Tunable multi-peak perfect absorbers based on borophene for high-performance near-infrared refractive index sensing

Abstract

Borophene has recently attracted significant attention as an emerging two-dimensional monoelemental material for refractive index sensing because of its ultra-high surface-to-volume ratio and outstanding surface sensitivity. However, current research mainly focuses on designing borophene-based sensors with single-peak absorption, which lacks reliability compared to the performance of multi-peak sensors. In this paper, high-performance borophene refractive index sensors with multiple nearly perfect absorption peaks are proposed.
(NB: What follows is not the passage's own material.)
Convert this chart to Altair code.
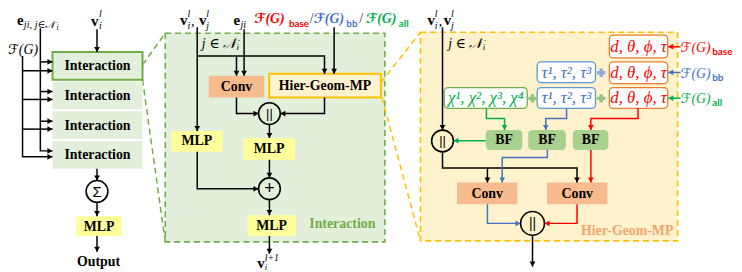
import math
import altair as alt
import pandas as pd

# ---------------- canvas (1 data unit = 1 reference pixel) ----------------
W, H = 734, 264
XDOM = [8, 742]
YDOM = [8, 272]
XS = alt.Scale(domain=XDOM, nice=False, zero=False)
YS = alt.Scale(domain=YDOM, nice=False, zero=False, reverse=True)

# ---------------- palette ----------------
K = "#000000"; RED = "#ff0000"; BLUE = "#4472c4"; GREEN = "#00b050"
LGREEN = "#e2efda"; DGREEN = "#70ad47"; YEL = "#ffff99"; SALMON = "#f8bb8e"
CREAM = "#fff2cc"; GOLD = "#ffc000"; ORANGE = "#ed7d31"; BFG = "#a9d18e"
LBLUE = "#5b9bd5"; HGM = "#f4a46c"

SERIF = "Liberation Serif, DejaVu Serif, serif"
MATH = "Liberation Serif, DejaVu Serif, DejaVu Sans, serif"
SANS = "Lato, Open Sans, sans-serif"

# ---------------- diagram content ----------------
# dashed panels: x1, x2, y1, y2, fill, stroke
panel_boxes = [
    (167, 389, 32, 243, LGREEN, DGREEN),
    (425, 685, 31, 242, CREAM, GOLD),
]
# dashed zoom connectors: id, colour, points
connectors = [
    ("g1", DGREEN, [(144, 64), (167, 32)]),
    ("g2", DGREEN, [(144, 79), (167, 243)]),
    ("o1", GOLD, [(385, 82), (425, 31)]),
    ("o2", GOLD, [(386, 97), (425, 242)]),
]
# plain filled blocks
plain_boxes = [
    (53, 144, 81, 109, LGREEN), (53, 144, 111, 139, LGREEN), (53, 144, 141, 169, LGREEN),
    (77, 123, 217, 237, YEL), (173, 225, 131, 152, YEL), (246, 298, 138, 160, YEL),
    (250, 299, 216, 237, YEL),
    (211, 267, 75, 97, SALMON), (462, 523, 183, 205, SALMON), (553, 614, 183, 205, SALMON),
]
bf_boxes = [(491, 528, 130, 150, BFG), (534, 572, 130, 150, BFG), (579, 615, 130, 150, BFG)]
# outlined blocks: x1,x2,y1,y2,fill,stroke
outlined_boxes = [
    (53, 144, 51, 79, LGREEN, DGREEN),
    (272, 385, 73, 97, CREAM, GOLD),
]
feature_boxes = [
    (616, 675, 34, 57, "#ffffff", ORANGE), (616, 675, 61, 83, "#ffffff", ORANGE),
    (616, 675, 87, 108, "#ffffff", ORANGE),
    (543, 602, 61, 82, "#ffffff", LBLUE), (543, 602, 87, 108, "#ffffff", LBLUE),
    (449, 533, 87, 108, "#ffffff", DGREEN),
]
# wires: id, colour, points (arrow at last point)
wires = [
    ("eL", K, [(40.7, 27), (40.7, 151), (53, 151)]),
    ("eB1", K, [(40.7, 61), (53, 61)]),
    ("eB2", K, [(40.7, 91), (53, 91)]),
    ("eB3", K, [(40.7, 121), (53, 121)]),
    ("fL", K, [(22.7, 55), (22.7, 157), (53, 157)]),
    ("fB1", K, [(22.7, 70), (53, 70)]),
    ("fB2", K, [(22.7, 99), (53, 99)]),
    ("fB3", K, [(22.7, 129), (53, 129)]),
    ("vL", K, [(98, 28), (98, 51)]),
    ("s1", K, [(98, 169), (98, 181)]),
    ("s2", K, [(98, 203), (98, 217)]),
    ("s3", K, [(98, 237), (98, 253)]),
    ("mv", K, [(199.3, 26), (199.3, 131)]),
    ("mb", K, [(199.3, 55), (328, 55), (328, 73)]),
    ("mb2", K, [(239, 55), (239, 75)]),
    ("me", K, [(246.7, 28), (246.7, 75)]),
    ("mf", K, [(337.7, 26), (337.7, 73)]),
    ("mc", K, [(239, 97), (239, 113.3), (261.3, 113.3)]),
    ("mh", K, [(328, 97), (328, 113.3), (283.3, 113.3)]),
    ("m7", K, [(272.3, 124.3), (272.3, 138)]),
    ("m8", K, [(199.3, 152), (199.3, 189.3), (261.3, 189.3)]),
    ("m9", K, [(272.3, 160), (272.3, 178.3)]),
    ("m10", K, [(272.3, 200.3), (272.3, 216)]),
    ("m11", K, [(272.3, 237), (272.3, 255)]),
    ("rv", K, [(447.3, 26), (447.3, 130)]),
    ("ra", RED, [(688, 45.7), (675.5, 45.7)]),
    ("rb", BLUE, [(688, 71.7), (675.5, 71.7)]),
    ("rc", GREEN, [(688, 97.7), (675.5, 97.7)]),
    ("r3", GREEN, [(491.7, 108), (491.7, 118.3), (510, 118.3), (510, 130)]),
    ("r4", BLUE, [(572.7, 108), (572.7, 118.3), (551.7, 118.3), (551.7, 130)]),
    ("r5", RED, [(645, 108), (645, 118.3), (597.3, 118.3), (597.3, 130)]),
    ("r6", GREEN, [(491, 140.7), (458.3, 140.7)]),
    ("r7", K, [(447.3, 152), (447.3, 168.3), (583.3, 168.3), (583.3, 183)]),
    ("r7b", K, [(492.7, 168.3), (492.7, 183)]),
    ("r8", BLUE, [(553.3, 150), (553.3, 157.7), (507.7, 157.7), (507.7, 183)]),
    ("r9", RED, [(597.3, 150), (597.3, 183)]),
    ("r10", BLUE, [(492.7, 205), (492.7, 224.3), (526.3, 224.3)]),
    ("r11", RED, [(583.3, 205), (583.3, 224.3), (550.3, 224.3)]),
    ("r12", K, [(538.3, 236.3), (538.3, 268)]),
]
# operator circles: x, y, radius
circles = [(98, 192, 11), (272.3, 113.3, 11), (272.3, 189.3, 11), (447.3, 141, 11), (538.3, 224.3, 12)]
# plus joints: x, y, colour
pluses = [(538.3, 98, "#93c47d"), (607.7, 98, "#93c47d"), (607.7, 72, "#8faadc")]

# texts: text, x, y, size, colour  (grouped by typographic style)
labels_bold = [
    ("Interaction", 98.5, 65.5, 14, K), ("Interaction", 98.5, 95.5, 14, K),
    ("Interaction", 98.5, 125.5, 14, K), ("Interaction", 98.5, 155.5, 14, K),
    ("MLP", 100, 227.5, 14, K), ("Output", 99.5, 263, 14, K),
    ("MLP", 199, 141.5, 14, K), ("MLP", 272, 149.5, 14, K), ("MLP", 274.5, 227, 14, K),
    ("Conv", 239, 86.5, 14, K), ("Hier-Geom-MP", 328.5, 85.5, 14, K),
    ("Interaction", 346, 225, 14, DGREEN),
    ("BF", 509.5, 140.5, 14, K), ("BF", 553, 140.5, 14, K), ("BF", 597, 140.5, 14, K),
    ("Conv", 492.5, 194.5, 14, K), ("Conv", 583.5, 194.5, 14, K),
    ("Hier-Geom-MP", 634, 232, 14, HGM),
]
math_bold = [
    ("e", 17, 23.5, 15, K), ("v", 92, 24.5, 15, K),
    ("v", 182, 23.5, 15, K), ("v", 201, 23.5, 15, K), ("e", 236, 23.5, 15, K),
    ("v", 432, 23.5, 15, K), ("v", 448.5, 23.5, 15, K),
    ("v", 260, 269.5, 15, K),
]
math_italic = [
    ("ji, j∈𝒩", 24, 27, 10.5, K), ("i", 57, 28.5, 8, K),
    ("l", 100, 16, 10, K), ("i", 100, 28, 10, K),
    ("ℱ(G)", 8, 53, 14, K),
    ("i", 189.5, 27.5, 10, K), ("l", 189.5, 15.5, 10, K),
    ("j", 208.5, 27.5, 10, K), ("l", 208.5, 15.5, 10, K),
    ("ji", 243, 27, 10, K),
    ("j ∈ 𝒩", 204, 47, 14, K), ("i", 239, 49.5, 9, K),
    ("i", 439.5, 27.5, 10, K), ("l", 439.5, 15.5, 10, K),
    ("j", 456, 27.5, 10, K), ("l", 456, 15.5, 10, K),
    ("j ∈ 𝒩", 453, 47, 14, K), ("i", 488, 49.5, 9, K),
    ("ℱ(G)", 688, 51, 14, RED), ("ℱ(G)", 688, 77, 14, BLUE), ("ℱ(G)", 688, 103, 14, GREEN),
    ("l+1", 267.5, 262.5, 10, K), ("i", 267.5, 271.5, 9, K),
]
math_bold_italic = [
    ("ℱ(G)", 257, 21.5, 14, RED), ("ℱ(G)", 317, 21.5, 14, BLUE), ("ℱ(G)", 370, 21.5, 14, GREEN),
]
plain_serif = [
    (",", 193, 24.5, 14, K), (",", 443.5, 24.5, 14, K),
    ("/", 313, 21.5, 14, "#333333"), ("/", 363, 21.5, 14, "#333333"),
]
sub_sans = [
    ("base", 292, 25.5, 10, RED), ("bb", 350, 25.5, 10, BLUE), ("all", 403, 25.5, 10, GREEN),
    ("base", 720, 54, 10, RED), ("bb", 720, 80, 10, BLUE), ("all", 720, 106, 10, GREEN),
]
feature_text = [
    ("d, θ, ϕ, τ", 645.5, 46, 17, RED), ("d, θ, ϕ, τ", 645.5, 72.5, 17, RED),
    ("d, θ, ϕ, τ", 645.5, 98, 17, RED),
    ("τ¹, τ², τ³", 572.5, 72, 17, BLUE), ("τ¹, τ², τ³", 572.5, 98, 17, BLUE),
    ("χ¹, χ², χ³, χ⁴", 491, 98, 17, GREEN),
]
operator_text = [
    ("Σ", 98, 192.5, 15, K), ("||", 272.3, 113.5, 13, K), ("+", 272.3, 189.5, 18, K),
    ("||", 447.3, 141.2, 13, K), ("||", 538.3, 224.5, 14, K),
]

# ---------------- helpers ----------------
def X(f):
    return alt.X(f, type="quantitative", scale=XS, axis=None)

def Y(f):
    return alt.Y(f, type="quantitative", scale=YS, axis=None)

def rect_layer(rows, stroked, **mark):
    cols = ["x1", "x2", "y1", "y2", "fill"] + (["stroke"] if stroked else [])
    df = pd.DataFrame(rows, columns=cols)
    enc = dict(x=X("x1"), x2=alt.X2("x2"), y=Y("y1"), y2=alt.Y2("y2"),
               fill=alt.Fill("fill:N", scale=None))
    if stroked:
        enc["stroke"] = alt.Stroke("stroke:N", scale=None)
    return alt.Chart(df).mark_rect(**mark).encode(**enc)

def path_layer(paths, **mark):
    rows = []
    for pid, col, pts in paths:
        for i, (px, py) in enumerate(pts):
            rows.append(dict(pid=pid, seq=i, x=px, y=py, col=col))
    df = pd.DataFrame(rows)
    return alt.Chart(df).mark_line(**mark).encode(
        x=X("x"), y=Y("y"), detail="pid:N", order="seq:Q",
        color=alt.Color("col:N", scale=None))

def head_layer(paths):
    rows = []
    for pid, col, pts in paths:
        (px, py), (ex, ey) = pts[-2], pts[-1]
        dx, dy = ex - px, ey - py
        ln = math.hypot(dx, dy)
        ux, uy = dx / ln, dy / ln
        ang = math.degrees(math.atan2(ux, -uy)) % 360
        rows.append(dict(x=ex - ux * 2.6, y=ey - uy * 2.6, ang=ang, col=col))
    df = pd.DataFrame(rows)
    return alt.Chart(df).mark_point(shape="triangle-up", filled=True, size=34, opacity=1,
                                    strokeWidth=0).encode(
        x=X("x"), y=Y("y"), angle=alt.Angle("ang:Q", scale=None),
        color=alt.Color("col:N", scale=None))

def text_layer(rows, **mark):
    df = pd.DataFrame(rows, columns=["t", "x", "y", "s", "col"])
    return alt.Chart(df).mark_text(**mark).encode(
        x=X("x"), y=Y("y"), text="t:N", size=alt.Size("s:Q", scale=None),
        color=alt.Color("col:N", scale=None))

# ---------------- layers ----------------
layers = [
    rect_layer(panel_boxes, True, strokeDash=[6, 4], strokeWidth=1.6),
    path_layer(connectors, strokeWidth=1.5, strokeDash=[6, 4]),
    rect_layer(plain_boxes, False),
    rect_layer(bf_boxes, False, cornerRadius=4),
    rect_layer(outlined_boxes, True, strokeWidth=2),
    rect_layer(feature_boxes, True, strokeWidth=1.3, cornerRadius=4),
    path_layer(wires, strokeWidth=1.5),
    head_layer(wires),
    alt.Chart(pd.DataFrame(circles, columns=["x", "y", "r"])).transform_calculate(
        sz="pow(2*datum.r, 2)").mark_point(
        shape="circle", filled=False, stroke=K, strokeWidth=1.6, opacity=1).encode(
        x=X("x"), y=Y("y"), size=alt.Size("sz:Q", scale=None)),
    alt.Chart(pd.DataFrame(pluses, columns=["x", "y", "col"])).mark_point(
        shape="cross", filled=True, size=70, opacity=1).encode(
        x=X("x"), y=Y("y"), color=alt.Color("col:N", scale=None)),
    text_layer(labels_bold, font=SERIF, fontWeight="bold", align="center", baseline="middle"),
    text_layer(math_bold, font=SERIF, fontWeight="bold", align="left", baseline="alphabetic"),
    text_layer(math_italic, font=MATH, fontStyle="italic", align="left", baseline="alphabetic"),
    text_layer(math_bold_italic, font=MATH, fontStyle="italic", fontWeight="bold",
               align="left", baseline="alphabetic"),
    text_layer(plain_serif, font=SERIF, align="left", baseline="alphabetic"),
    text_layer(sub_sans, font=SANS, fontWeight="bold", align="left", baseline="alphabetic"),
    text_layer(feature_text, font=MATH, fontStyle="italic", align="center", baseline="middle"),
    text_layer(operator_text, font="Liberation Sans, DejaVu Sans, sans-serif",
               align="center", baseline="middle"),
]

chart = alt.layer(*layers).properties(
    width=W, height=H, padding=0, autosize=alt.AutoSizeParams(type="none")
).configure_view(strokeWidth=0)

chart.save("out.html", embed_options={"renderer": "svg", "actions": False})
The geometric parameters of the metadevices are optimized using finite-difference time-domain (FDTD) simulations to obtain three strong absorption peaks in the near-infrared (near-IR) regime with intensities of 99.72%, 99.18%, and 98.13%. Further calculations show that the sensitivities of the three strong peaks reach 339.1 nm shift per refractive index units (nm/RIU), 410.1 nm/RIU, and 738.1 nm/RIU, and their corresponding figure of merits (FOMs) reach up to 15.41/RIU, 14.65/RIU and 10.85/RIU, respectively, exhibiting great potential for near-IR refractive index sensing. Moreover, the three absorption peaks can be easily tuned by adjusting the carrier density of borophene, which can be realized by applying different external electric bias voltages. These results can provide theoretical guidance for the development of multi-peak near-IR dynamic integrated photonic devices.